What is expected –
Skipping all pictures, set down the lines of the listing from the first through the one with "const annotations = [];".

Data –

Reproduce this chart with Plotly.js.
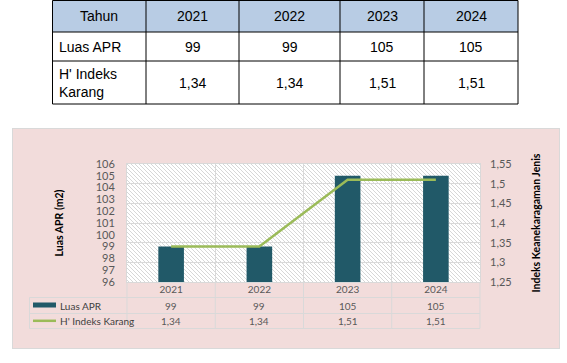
<!DOCTYPE html>
<html><head><meta charset="utf-8">
<script src="https://cdn.plot.ly/plotly-3.0.1.min.js"></script>
<style>html,body{margin:0;padding:0;background:#fff;} #chart{width:567px;height:363px;}</style>
</head><body><div id="chart"></div>
<script>
// ---- data ----
const years = ['2021', '2022', '2023', '2024'];
const luasAPR = [99, 99, 105, 105];
const indeksKarang = [1.34, 1.34, 1.51, 1.51];
const seriesNames = ['Luas APR', "H' Indeks Karang"];
const tableHeader = 'Tahun';
const tableRowLabels = ['Luas APR', "H' Indeks<br>Karang"];
const leftTitle = 'Luas APR (m2)';
const rightTitle = 'Indeks Keanekaragaman Jenis';

// ---- layout helpers ----
const W = 567, H = 363;
const px = v => v / W;
const py = v => 1 - v / H;
const fmt = v => String(v).replace('.', ',');

const barColor = '#215968';
const lineColor = '#9BBB59';
const gridColor = '#D9D9D9';
const txtGrey = '#595959';
const chartFont = 'Lato, "Open Sans", sans-serif';
const tableFont = '"Liberation Sans", Arial, sans-serif';

const shapes = [];
const annotations = [];

// ---- top table (built from the data arrays) ----
const colEdges = [52.5, 146, 239, 340, 424, 518];
const rowEdges = [0.5, 32, 61, 104];
shapes.push({type:'rect', xref:'paper', yref:'paper', x0:px(colEdges[0]), x1:px(colEdges[5]), y0:py(rowEdges[0]), y1:py(rowEdges[1]), fillcolor:'#B8CCE4', line:{width:0}, layer:'below'});
rowEdges.forEach(r => shapes.push({type:'line', xref:'paper', yref:'paper', x0:px(colEdges[0]), x1:px(colEdges[5]), y0:py(r), y1:py(r), line:{color:'#000', width:1}}));
colEdges.forEach(c => shapes.push({type:'line', xref:'paper', yref:'paper', x0:px(c), x1:px(c), y0:py(rowEdges[0]), y1:py(rowEdges[3]), line:{color:'#000', width:1}}));
const colCenter = i => (colEdges[i] + colEdges[i + 1]) / 2;
const rowCenter = j => (rowEdges[j] + rowEdges[j + 1]) / 2;
const tfont = {family: tableFont, size: 14, color: '#000'};
annotations.push({xref:'paper', yref:'paper', x:px(colCenter(0)), y:py(rowCenter(0)), text:tableHeader, showarrow:false, xanchor:'center', yanchor:'middle', font:tfont});
years.forEach((yr, i) => annotations.push({xref:'paper', yref:'paper', x:px(colCenter(i + 1)), y:py(rowCenter(0)), text:yr, showarrow:false, xanchor:'center', yanchor:'middle', font:tfont}));
const tableRows = [luasAPR, indeksKarang];
tableRows.forEach((vals, j) => {
  annotations.push({xref:'paper', yref:'paper', x:px(57), y:py(rowCenter(j + 1)), text:tableRowLabels[j], showarrow:false, xanchor:'left', yanchor:'middle', align:'left', font:tfont});
  vals.forEach((v, i) => annotations.push({xref:'paper', yref:'paper', x:px(colCenter(i + 1)), y:py(rowCenter(j + 1)), text:fmt(v), showarrow:false, xanchor:'center', yanchor:'middle', font:tfont}));
});

// ---- chart data table below the plot ----
const plotL = 127, plotR = 480, plotT = 164, plotB = 282;
const catW = (plotR - plotL) / years.length;
const dtRows = [297.5, 313.5, 328.5];
const dtLeft = 29.5;
dtRows.forEach(r => shapes.push({type:'line', xref:'paper', yref:'paper', x0:px(dtLeft), x1:px(plotR), y0:py(r), y1:py(r), line:{color:gridColor, width:1}}));
shapes.push({type:'line', xref:'paper', yref:'paper', x0:px(dtLeft), x1:px(dtLeft), y0:py(dtRows[0]), y1:py(dtRows[2]), line:{color:gridColor, width:1}});
for (let k = 0; k <= years.length; k++) {
  const xx = plotL + k * catW;
  shapes.push({type:'line', xref:'paper', yref:'paper', x0:px(xx), x1:px(xx), y0:py(plotB), y1:py(dtRows[2]), line:{color:gridColor, width:1}});
}
// legend keys
shapes.push({type:'rect', xref:'paper', yref:'paper', x0:px(33), x1:px(56), y0:py(302.5), y1:py(307.5), fillcolor:barColor, line:{width:0}});
shapes.push({type:'line', xref:'paper', yref:'paper', x0:px(33), x1:px(56), y0:py(320.8), y1:py(320.8), line:{color:lineColor, width:2.5}});
const dtFont = {family: chartFont, size: 10, color: txtGrey};
const dtCenters = [(dtRows[0] + dtRows[1]) / 2, (dtRows[1] + dtRows[2]) / 2];
seriesNames.forEach((n, j) => annotations.push({xref:'paper', yref:'paper', x:px(58), y:py(dtCenters[j]), text:n, showarrow:false, xanchor:'left', yanchor:'middle', font:{family:chartFont, size:10, color:'#404040'}}));
[luasAPR, indeksKarang].forEach((vals, j) => vals.forEach((v, i) => annotations.push({xref:'x', yref:'paper', x:i, y:py(dtCenters[j]), text:fmt(v), showarrow:false, xanchor:'center', yanchor:'middle', font:dtFont})));

// ---- background images (chart area + hatched plot area) ----
const pinkW = 548, pinkH = 221;
const pinkSvg = `<svg xmlns="http://www.w3.org/2000/svg" width="${pinkW}" height="${pinkH}" viewBox="0 0 ${pinkW} ${pinkH}"><rect x="0.5" y="0.5" width="${pinkW - 1}" height="${pinkH - 1}" fill="#F2DCDB" stroke="#D9D9D9" stroke-width="1"/></svg>`;
const hW = plotR - plotL, hH = plotB - plotT;
const hatchSvg = `<svg xmlns="http://www.w3.org/2000/svg" width="${hW}" height="${hH}" viewBox="0 0 ${hW} ${hH}"><defs><pattern id="p" width="4" height="4" patternUnits="userSpaceOnUse"><path d="M-1,-1 L5,5 M-1,3 L1,5 M3,-1 L5,1" stroke="#CDCDCD" stroke-width="0.8"/></pattern></defs><rect width="${hW}" height="${hH}" fill="#FFFFFF"/><rect width="${hW}" height="${hH}" fill="url(#p)"/></svg>`;
const uri = s => 'data:image/svg+xml;charset=utf-8,' + encodeURIComponent(s);
const images = [
  {source:uri(pinkSvg), xref:'paper', yref:'paper', x:px(12), y:py(128), sizex:pinkW / W, sizey:pinkH / H, xanchor:'left', yanchor:'top', sizing:'stretch', layer:'below'},
  {source:uri(hatchSvg), xref:'paper', yref:'paper', x:px(plotL), y:py(plotT), sizex:hW / W, sizey:hH / H, xanchor:'left', yanchor:'top', sizing:'stretch', layer:'below'}
];

// ---- traces ----
const traces = [
  {type:'bar', name:seriesNames[0], x:years, y:luasAPR, marker:{color:barColor}, yaxis:'y', hoverinfo:'skip'},
  {type:'scatter', mode:'lines', name:seriesNames[1], x:years, y:indeksKarang, line:{color:lineColor, width:2.5}, yaxis:'y2', hoverinfo:'skip'}
];

const layout = {
  width: W, height: H,
  margin: {l:0, r:0, t:0, b:0},
  paper_bgcolor: '#FFFFFF', plot_bgcolor: 'rgba(0,0,0,0)',
  separators: ',.',
  showlegend: false,
  bargap: 0.71,
  font: {family: chartFont, size: 10, color: txtGrey},
  xaxis: {domain:[px(plotL), px(plotR)], type:'category', range:[-0.5, 3.5], tickson:'boundaries',
          showgrid:true, gridcolor:gridColor, showline:true, linecolor:gridColor, mirror:true, ticks:'',
          tickfont:{family:chartFont, size:10, color:txtGrey}, ticklabelstandoff:-2, fixedrange:true},
  yaxis: {domain:[py(plotB), py(plotT)], range:[96, 106], tick0:96, dtick:1, showgrid:false, zeroline:false,
          showline:true, linecolor:gridColor, mirror:true, ticks:'', ticklabelstandoff:9,
          tickfont:{family:chartFont, size:11, color:txtGrey}, fixedrange:true,
          title:{text:leftTitle, font:{family:chartFont, size:10.5, color:'#000', weight:700}, standoff:29}},
  yaxis2: {overlaying:'y', side:'right', range:[1.25, 1.55], tick0:1.25, dtick:0.05, showgrid:true, gridcolor:gridColor,
           zeroline:false, ticks:'', ticklabelstandoff:9, tickfont:{family:chartFont, size:11, color:txtGrey}, fixedrange:true,
           title:{text:rightTitle, font:{family:chartFont, size:10.5, color:'#000', weight:700}, standoff:22}},
  shapes: shapes,
  annotations: annotations,
  images: images
};

Plotly.newPlot('chart', traces, layout, {displayModeBar:false, staticPlot:true});
</script>
</body></html>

Exercise solution –
Reproduce this chart with Plotly.js.
<!DOCTYPE html>
<html><head><meta charset="utf-8">
<script src="https://cdn.plot.ly/plotly-3.0.1.min.js"></script>
<style>html,body{margin:0;padding:0;background:#fff;} #chart{width:567px;height:363px;}</style>
</head><body><div id="chart"></div>
<script>
// ---- data ----
const years = ['2021', '2022', '2023', '2024'];
const luasAPR = [99, 99, 105, 105];
const indeksKarang = [1.34, 1.34, 1.51, 1.51];
const seriesNames = ['Luas APR', "H' Indeks Karang"];
const tableHeader = 'Tahun';
const tableRowLabels = ['Luas APR', "H' Indeks<br>Karang"];
const leftTitle = 'Luas APR (m2)';
const rightTitle = 'Indeks Keanekaragaman Jenis';

// ---- layout helpers ----
const W = 567, H = 363;
const px = v => v / W;
const py = v => 1 - v / H;
const fmt = v => String(v).replace('.', ',');

const barColor = '#215968';
const lineColor = '#9BBB59';
const gridColor = '#D9D9D9';
const txtGrey = '#595959';
const chartFont = 'Lato, "Open Sans", sans-serif';
const tableFont = '"Liberation Sans", Arial, sans-serif';

const shapes = [];
const annotations = [];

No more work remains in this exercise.